**Data segment:**

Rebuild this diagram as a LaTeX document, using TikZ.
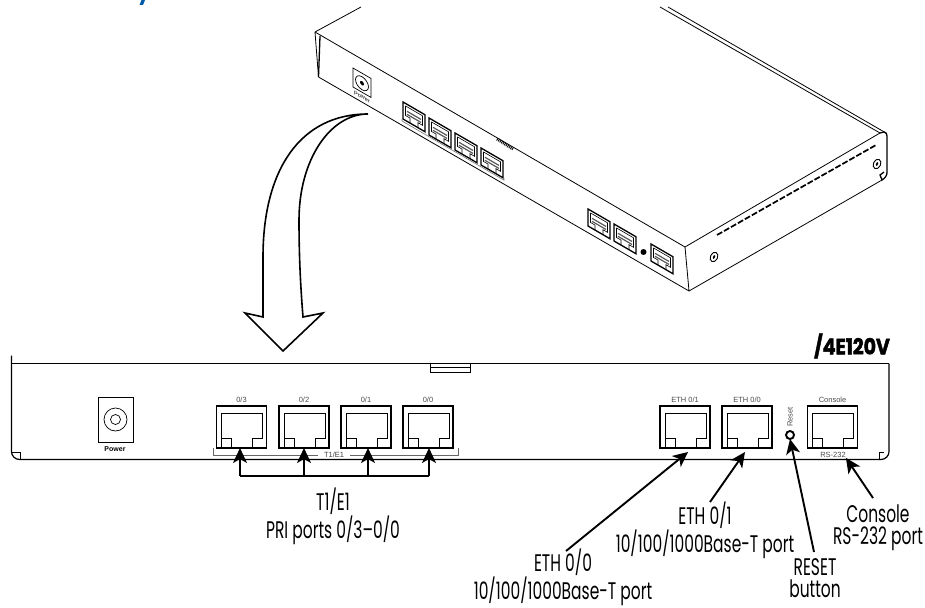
\documentclass[tikz,border=0pt]{standalone}
\usepackage{fontspec}
\setmainfont{Liberation Sans}
\newfontfamily\calloutfont[FakeStretch=0.645]{Poppins}
\newfontfamily\modelfont[FakeStretch=0.86, BoldFeatures={FakeBold=2}]{Poppins}
\definecolor{titleblue}{RGB}{0,90,170}
\usetikzlibrary{arrows.meta, positioning}

\begin{document}
\begin{tikzpicture}[x=1pt, y=-1pt, >={Stealth[length=15pt, width=14pt, inset=4pt]},
  port/.style={draw, line width=1.9pt, minimum width=50pt, minimum height=42pt, inner sep=0pt, outer sep=0pt,
    path picture={\draw[line width=.7pt] (path picture bounding box.south west) ++(5,0) -- ++(0,-35) -- ++(41,0) -- ++(0,25) -- ++(-10,0) -- ++(0,10) ++(-21,0) -- ++(0,-10) -- ++(-10,0);}},
  portlabel/.style={font=\fontsize{7.5}{8}\selectfont, text=black!70, inner sep=0pt},
  callout/.style={font=\calloutfont\fontsize{24}{22}\selectfont, align=center, inner sep=0pt},
  arrow/.style={->, line width=1.9pt},
  body/.style={line width=.8pt, line join=round},
  rim/.style={line width=1.3pt}]
\useasboundingbox (0,0) rectangle (925,607);
% device seen from above
\fill[titleblue] (139.5,5) -- (143,5) -- (145,0) -- (141.5,0) -- cycle;
\draw[body] (361,7) -- (315,32) -- (685,247) -- (880,133);
\draw[body] (315,32) -- (318.5,77);
\draw[rim] (320,36) -- (318.5,77);
\draw[body] (318.5,77) -- (689,291) -- (882,180);
\draw[body] (685,247) -- (689,291);
\draw[body] (660,7) -- (880,133);
\draw[body] (668,7) -- (886,133);
\draw[rim] (880,133) -- (884,132) .. controls (886,132) and (887,134) .. (887,136) -- (887,172) .. controls (887,176) and (885,178) .. (882,180) -- (880,175) -- (884,172);
\draw[line width=1.7pt, dash pattern=on 6pt off 2pt] (717,235) -- (876,145);
\draw[line width=3pt, dash pattern=on .9pt off .9pt] (497,139) -- (513,149);
\foreach \sx/\sy in {714/257, 877/164} {
  \draw[line width=.9pt, rotate around={-25:(\sx,\sy)}] (\sx,\sy) ellipse (3.6 and 5);
  \fill[rotate around={-25:(\sx,\sy)}] (\sx,\sy) ellipse (1 and 2);
}
\begin{scope}[shift={(353,68)}, yslant=-0.58]
  \draw[line width=.7pt] (0,0) rectangle (18,19);
  \draw[line width=.7pt] (9,10) ellipse (6.5 and 6.5);
  \fill (9,10) circle (2);
  \node[font=\fontsize{5.5}{6}\selectfont, transform shape, inner sep=0pt] (isopower) at (9,23.5) {Power};
\end{scope}
\foreach \px/\py in {403/102, 429/118, 455/133, 481/148, 588/209, 614/224, 651/244} {
  \begin{scope}[shift={(\px,\py)}, yslant=-0.58]
    \draw[line width=1.3pt] (0,0) rectangle (22,17);
    \draw[line width=.6pt] (2.5,2.5) -- (19.5,2.5) -- (19.5,12) -- (15,12) -- (15,17) (2.5,2.5) -- (2.5,12) -- (7,12) -- (7,17);
    \draw[line width=1.2pt, black!65] (4,7) -- (18,7) (4,10) -- (18,10);
  \end{scope}
}
\begin{scope}[shift={(402,120)}, yslant=-0.58]
  \draw[line width=.6pt, black!55] (0,-1) -- (0,1) -- (102,1) -- (102,-1);
\end{scope}
\fill (643.5,252) circle (3);
% curved arrow down to the panel
\draw[line width=1.6pt, line join=miter] (368,114) .. controls (300,114) and (263,170) .. (263,257) -- (263,317) -- (245,313) -- (283,351) -- (323,313) -- (303,317) .. controls (300,280) and (299,250) .. (299,220) .. controls (299,160) and (330,114) .. (368,114);
% rear panel
\draw[line width=1.2pt, rounded corners=8pt] (889,363.5) -- (889,459.5) -- (11.5,459.5) -- (11.5,363.5) [sharp corners] -- (11.5,363.5);
\draw[line width=1.2pt] (11.5,363.5) -- (889,363.5);
\draw[line width=.8pt] (12,452) -- (20,452) -- (20,459) (884,452) -- (879,452) -- (879,459);
\draw[line width=.8pt] (430,363.5) rectangle (470,372) (430,367.5) -- (470,367.5);
\node[font=\modelfont\bfseries\fontsize{22}{22}\selectfont, inner sep=0pt] (model) at (852,346) {/4E120V};
\node[draw, line width=.8pt, minimum width=35pt, minimum height=45pt, inner sep=0pt] (powerjack) at (115.5,419.5) {};
\draw[line width=.7pt] (powerjack.center) circle (11.5) circle (5);
\node[font=\bfseries\fontsize{7}{8}\selectfont, inner sep=0pt] (powerlbl) at (115,449) {Power};
\foreach \pname/\cx/\plabel in {portthree/241.5/{0/3}, porttwo/304/{0/2}, portone/366/{0/1}, portzero/428/{0/0}, ethone/685/{ETH 0/1}, ethzero/747/{ETH 0/0}, console/832.5/Console} {
  \node[port] (\pname) at (\cx,427) {};
  \node[portlabel, above=3.5pt of \pname] (\pname lbl) {\plabel};
}
\node[portlabel, text=black!75] (trunklbl) at (334,455) {T1/E1};
\draw[line width=.6pt, black!60] (213,448) -- (213,455) -- (318,455) (350,455) -- (458,455) -- (458,448);
\node[portlabel, rotate=90] (resetlbl) at (790,417) {Reset};
\node[draw, circle, line width=1.9pt, minimum size=8pt, inner sep=0pt, outer sep=0pt] (resetbtn) at (790,435) {};
\node[portlabel] (rslbl) at (833,455) {RS-232};
% callouts
\node[callout] (trunktxt) at (333,516) {T1/E1\\PRI ports 0/3–0/0};
\node[callout] (ethzerotxt) at (563,577) {ETH 0/0\\10/100/1000Base-T port};
\node[callout] (ethonetxt) at (705,530) {ETH 0/1\\10/100/1000Base-T port};
\node[callout] (resettxt) at (815,578) {RESET\\button};
\node[callout] (consoletxt) at (878,528) {Console\\RS-232 port};
\coordinate (busa) at (240,476);
\coordinate (busb) at (304,476);
\coordinate (busc) at (368,476);
\coordinate (busd) at (429,476);
\draw[line width=1.9pt] (busa) -- (busd);
\foreach \bus/\pname in {busa/portthree, busb/porttwo, busc/portone, busd/portzero}
  \draw[arrow] (\bus) -- (\bus |- \pname.south);
\draw[arrow] (566,551) -- ([shift={(3,4)}]ethone.south);
\draw[arrow] (710,502) -- ([shift={(-2,4)}]ethzero.south);
\draw[arrow] (814,552) -- (resetbtn.south);
\draw[arrow] (873,498) -- (rslbl.south east);
\end{tikzpicture}
\end{document}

**Task requirements:** Repeat the material above verbatim, with no pictures in the output.

**Task answer:**
Rebuild this diagram as a LaTeX document, using TikZ.
\documentclass[tikz,border=0pt]{standalone}
\usepackage{fontspec}
\setmainfont{Liberation Sans}
\newfontfamily\calloutfont[FakeStretch=0.645]{Poppins}
\newfontfamily\modelfont[FakeStretch=0.86, BoldFeatures={FakeBold=2}]{Poppins}
\definecolor{titleblue}{RGB}{0,90,170}
\usetikzlibrary{arrows.meta, positioning}

\begin{document}
\begin{tikzpicture}[x=1pt, y=-1pt, >={Stealth[length=15pt, width=14pt, inset=4pt]},
  port/.style={draw, line width=1.9pt, minimum width=50pt, minimum height=42pt, inner sep=0pt, outer sep=0pt,
    path picture={\draw[line width=.7pt] (path picture bounding box.south west) ++(5,0) -- ++(0,-35) -- ++(41,0) -- ++(0,25) -- ++(-10,0) -- ++(0,10) ++(-21,0) -- ++(0,-10) -- ++(-10,0);}},
  portlabel/.style={font=\fontsize{7.5}{8}\selectfont, text=black!70, inner sep=0pt},
  callout/.style={font=\calloutfont\fontsize{24}{22}\selectfont, align=center, inner sep=0pt},
  arrow/.style={->, line width=1.9pt},
  body/.style={line width=.8pt, line join=round},
  rim/.style={line width=1.3pt}]
\useasboundingbox (0,0) rectangle (925,607);
% device seen from above
\fill[titleblue] (139.5,5) -- (143,5) -- (145,0) -- (141.5,0) -- cycle;
\draw[body] (361,7) -- (315,32) -- (685,247) -- (880,133);
\draw[body] (315,32) -- (318.5,77);
\draw[rim] (320,36) -- (318.5,77);
\draw[body] (318.5,77) -- (689,291) -- (882,180);
\draw[body] (685,247) -- (689,291);
\draw[body] (660,7) -- (880,133);
\draw[body] (668,7) -- (886,133);
\draw[rim] (880,133) -- (884,132) .. controls (886,132) and (887,134) .. (887,136) -- (887,172) .. controls (887,176) and (885,178) .. (882,180) -- (880,175) -- (884,172);
\draw[line width=1.7pt, dash pattern=on 6pt off 2pt] (717,235) -- (876,145);
\draw[line width=3pt, dash pattern=on .9pt off .9pt] (497,139) -- (513,149);
\foreach \sx/\sy in {714/257, 877/164} {
  \draw[line width=.9pt, rotate around={-25:(\sx,\sy)}] (\sx,\sy) ellipse (3.6 and 5);
  \fill[rotate around={-25:(\sx,\sy)}] (\sx,\sy) ellipse (1 and 2);
}
\begin{scope}[shift={(353,68)}, yslant=-0.58]
  \draw[line width=.7pt] (0,0) rectangle (18,19);
  \draw[line width=.7pt] (9,10) ellipse (6.5 and 6.5);
  \fill (9,10) circle (2);
  \node[font=\fontsize{5.5}{6}\selectfont, transform shape, inner sep=0pt] (isopower) at (9,23.5) {Power};
\end{scope}
\foreach \px/\py in {403/102, 429/118, 455/133, 481/148, 588/209, 614/224, 651/244} {
  \begin{scope}[shift={(\px,\py)}, yslant=-0.58]
    \draw[line width=1.3pt] (0,0) rectangle (22,17);
    \draw[line width=.6pt] (2.5,2.5) -- (19.5,2.5) -- (19.5,12) -- (15,12) -- (15,17) (2.5,2.5) -- (2.5,12) -- (7,12) -- (7,17);
    \draw[line width=1.2pt, black!65] (4,7) -- (18,7) (4,10) -- (18,10);
  \end{scope}
}
\begin{scope}[shift={(402,120)}, yslant=-0.58]
  \draw[line width=.6pt, black!55] (0,-1) -- (0,1) -- (102,1) -- (102,-1);
\end{scope}
\fill (643.5,252) circle (3);
% curved arrow down to the panel
\draw[line width=1.6pt, line join=miter] (368,114) .. controls (300,114) and (263,170) .. (263,257) -- (263,317) -- (245,313) -- (283,351) -- (323,313) -- (303,317) .. controls (300,280) and (299,250) .. (299,220) .. controls (299,160) and (330,114) .. (368,114);
% rear panel
\draw[line width=1.2pt, rounded corners=8pt] (889,363.5) -- (889,459.5) -- (11.5,459.5) -- (11.5,363.5) [sharp corners] -- (11.5,363.5);
\draw[line width=1.2pt] (11.5,363.5) -- (889,363.5);
\draw[line width=.8pt] (12,452) -- (20,452) -- (20,459) (884,452) -- (879,452) -- (879,459);
\draw[line width=.8pt] (430,363.5) rectangle (470,372) (430,367.5) -- (470,367.5);
\node[font=\modelfont\bfseries\fontsize{22}{22}\selectfont, inner sep=0pt] (model) at (852,346) {/4E120V};
\node[draw, line width=.8pt, minimum width=35pt, minimum height=45pt, inner sep=0pt] (powerjack) at (115.5,419.5) {};
\draw[line width=.7pt] (powerjack.center) circle (11.5) circle (5);
\node[font=\bfseries\fontsize{7}{8}\selectfont, inner sep=0pt] (powerlbl) at (115,449) {Power};
\foreach \pname/\cx/\plabel in {portthree/241.5/{0/3}, porttwo/304/{0/2}, portone/366/{0/1}, portzero/428/{0/0}, ethone/685/{ETH 0/1}, ethzero/747/{ETH 0/0}, console/832.5/Console} {
  \node[port] (\pname) at (\cx,427) {};
  \node[portlabel, above=3.5pt of \pname] (\pname lbl) {\plabel};
}
\node[portlabel, text=black!75] (trunklbl) at (334,455) {T1/E1};
\draw[line width=.6pt, black!60] (213,448) -- (213,455) -- (318,455) (350,455) -- (458,455) -- (458,448);
\node[portlabel, rotate=90] (resetlbl) at (790,417) {Reset};
\node[draw, circle, line width=1.9pt, minimum size=8pt, inner sep=0pt, outer sep=0pt] (resetbtn) at (790,435) {};
\node[portlabel] (rslbl) at (833,455) {RS-232};
% callouts
\node[callout] (trunktxt) at (333,516) {T1/E1\\PRI ports 0/3–0/0};
\node[callout] (ethzerotxt) at (563,577) {ETH 0/0\\10/100/1000Base-T port};
\node[callout] (ethonetxt) at (705,530) {ETH 0/1\\10/100/1000Base-T port};
\node[callout] (resettxt) at (815,578) {RESET\\button};
\node[callout] (consoletxt) at (878,528) {Console\\RS-232 port};
\coordinate (busa) at (240,476);
\coordinate (busb) at (304,476);
\coordinate (busc) at (368,476);
\coordinate (busd) at (429,476);
\draw[line width=1.9pt] (busa) -- (busd);
\foreach \bus/\pname in {busa/portthree, busb/porttwo, busc/portone, busd/portzero}
  \draw[arrow] (\bus) -- (\bus |- \pname.south);
\draw[arrow] (566,551) -- ([shift={(3,4)}]ethone.south);
\draw[arrow] (710,502) -- ([shift={(-2,4)}]ethzero.south);
\draw[arrow] (814,552) -- (resetbtn.south);
\draw[arrow] (873,498) -- (rslbl.south east);
\end{tikzpicture}
\end{document}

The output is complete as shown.